Sometimes I go on social media and the things that I read really grinds my gears.
Over the last few weeks, I’ve been seeing a lot of posts regarding Rania El-Alloul, who was told by a judge that her court case would not be heard unless she removed her hijab, contradicting a previous Supreme Court ruling. On the heels of this, Prime Minister Stephen Harper called the hijab, niqab, and the burka “anti-woman” (earning the mockery of Twitter), & I saw a lot of amazeballs comments on my newsfeed, such as;
“Good. You come to our country, you follow our ways.”
“If you don’t like our rules, go back to your country. We don’t need you here.”
And other fantastic gems that make me ashamed that I live in the same city as these people, let alone were once on my social media feeds. It all makes me really angry and sick that we’re becoming THAT kind of society, where we think that our country is some kind of melting pot or Star Trek Borg assimilation. Because we aren’t.
Canada is a cultural mosaic that was built with Native Canadians and Immigrants working together to create a nation that values peace, goodwill and the retention of cultural identity. We have a Charter of Rights and Freedoms and a Multiculrualism Act that encourage those who come to our nation to practice their religion and maintain their culture if they see fit. This is part of the Canadian identity. We do not tell people to “join us or get out.” If you have done that, you are not exhibiting the Canadian spirit and should be ashamed of yourselves.
I also do not get the idea that we as “Native Canadians” get to tell new Canadians to follow our rules or get out, considering we our ancestors didn’t do that when we got here. In fact, I’m pretty sure that we told the First Nations to do what we said or get smallpoxed. As time passed, Native children were put in residential schools, where all sorts of atrocities were committed against the children. That certainly doesn’t sound like our ancestors came to Canada and instantly adopted the traditions and rules of the Native Canadians. In fact, it sounds more like we forced our way of life on them and destroyed their way of life until they assimiliated. You know, what we’re suggesting we do now. So, unless you are part of the First Nations, I don’t think you really get to tell a new Canadian what to wear, because once upon a time, your family was a New Canadian. They kept their religion, their heritage and their rights to retain those things. Why can’t new Canadians in 2015 do the same thing?
To me, the hijab, the niqab and the burka just like anything else in this world; if you don’t agree, don’t wear one. If a muslim woman chooses to wear one in accordance with her religion, then she can. Just like no one should stop you from wearing a cross, a star of David or any other religious symbol, you shouldn’t tell someone else what they can wear it on your head. Also, please stop comparing it to a baseball cap. These are garments designed to protect modesty in accordance with guidelines set in the Quran, the other is a symbol to cheer for your favourite team. I would NEVER view my New Orleans Saints snapback in the same capacity as my mother’s rosary beads, so I don’t see how anyone else could make the comparison.
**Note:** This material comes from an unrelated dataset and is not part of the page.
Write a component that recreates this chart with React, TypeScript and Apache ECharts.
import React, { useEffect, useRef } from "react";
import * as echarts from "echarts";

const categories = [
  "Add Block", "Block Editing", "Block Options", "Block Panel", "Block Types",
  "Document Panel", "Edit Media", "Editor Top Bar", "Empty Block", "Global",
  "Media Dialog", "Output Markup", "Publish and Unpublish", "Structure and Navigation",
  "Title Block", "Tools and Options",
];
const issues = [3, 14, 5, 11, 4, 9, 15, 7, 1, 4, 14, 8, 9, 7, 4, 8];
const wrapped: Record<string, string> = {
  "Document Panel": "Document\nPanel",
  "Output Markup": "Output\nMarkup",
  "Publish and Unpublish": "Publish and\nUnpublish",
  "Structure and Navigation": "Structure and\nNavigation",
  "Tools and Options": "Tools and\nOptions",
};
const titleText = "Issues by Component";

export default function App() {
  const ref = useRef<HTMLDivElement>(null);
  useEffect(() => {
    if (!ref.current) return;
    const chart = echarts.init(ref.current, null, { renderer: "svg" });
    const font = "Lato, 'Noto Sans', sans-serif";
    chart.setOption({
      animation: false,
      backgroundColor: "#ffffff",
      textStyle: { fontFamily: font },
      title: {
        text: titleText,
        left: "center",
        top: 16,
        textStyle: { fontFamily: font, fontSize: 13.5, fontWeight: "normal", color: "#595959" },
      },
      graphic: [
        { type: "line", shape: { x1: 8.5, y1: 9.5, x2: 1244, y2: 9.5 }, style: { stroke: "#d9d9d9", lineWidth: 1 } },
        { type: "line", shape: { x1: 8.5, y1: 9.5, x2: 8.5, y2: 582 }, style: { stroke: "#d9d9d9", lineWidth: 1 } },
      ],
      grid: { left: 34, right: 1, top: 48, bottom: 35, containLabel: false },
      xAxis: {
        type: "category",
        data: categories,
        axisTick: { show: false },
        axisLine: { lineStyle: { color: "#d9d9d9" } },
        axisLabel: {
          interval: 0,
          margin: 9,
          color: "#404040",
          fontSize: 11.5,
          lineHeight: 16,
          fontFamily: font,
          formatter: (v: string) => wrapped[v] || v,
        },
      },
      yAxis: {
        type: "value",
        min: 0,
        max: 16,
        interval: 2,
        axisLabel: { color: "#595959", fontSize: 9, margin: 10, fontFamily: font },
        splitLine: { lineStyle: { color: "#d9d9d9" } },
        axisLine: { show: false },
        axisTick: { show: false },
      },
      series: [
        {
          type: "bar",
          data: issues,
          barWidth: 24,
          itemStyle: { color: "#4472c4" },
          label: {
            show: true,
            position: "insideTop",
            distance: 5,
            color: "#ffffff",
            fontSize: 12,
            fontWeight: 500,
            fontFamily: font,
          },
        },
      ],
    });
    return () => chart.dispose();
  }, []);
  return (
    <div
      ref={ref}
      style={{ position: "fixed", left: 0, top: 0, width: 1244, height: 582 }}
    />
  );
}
Let’s stop with these comments. Let people worship freely as our laws and Charter dictate we should. After all, you shouldn’t get the right to wear what you want just because you happened to be born here. If that were the case, then please find the nearest person who is a member of the First Nations and ask them what we should be wearing, because they are the only people who’s family didn’t come here from another nation hoping for freedom to choose where to work, how to live and yes, what to wear.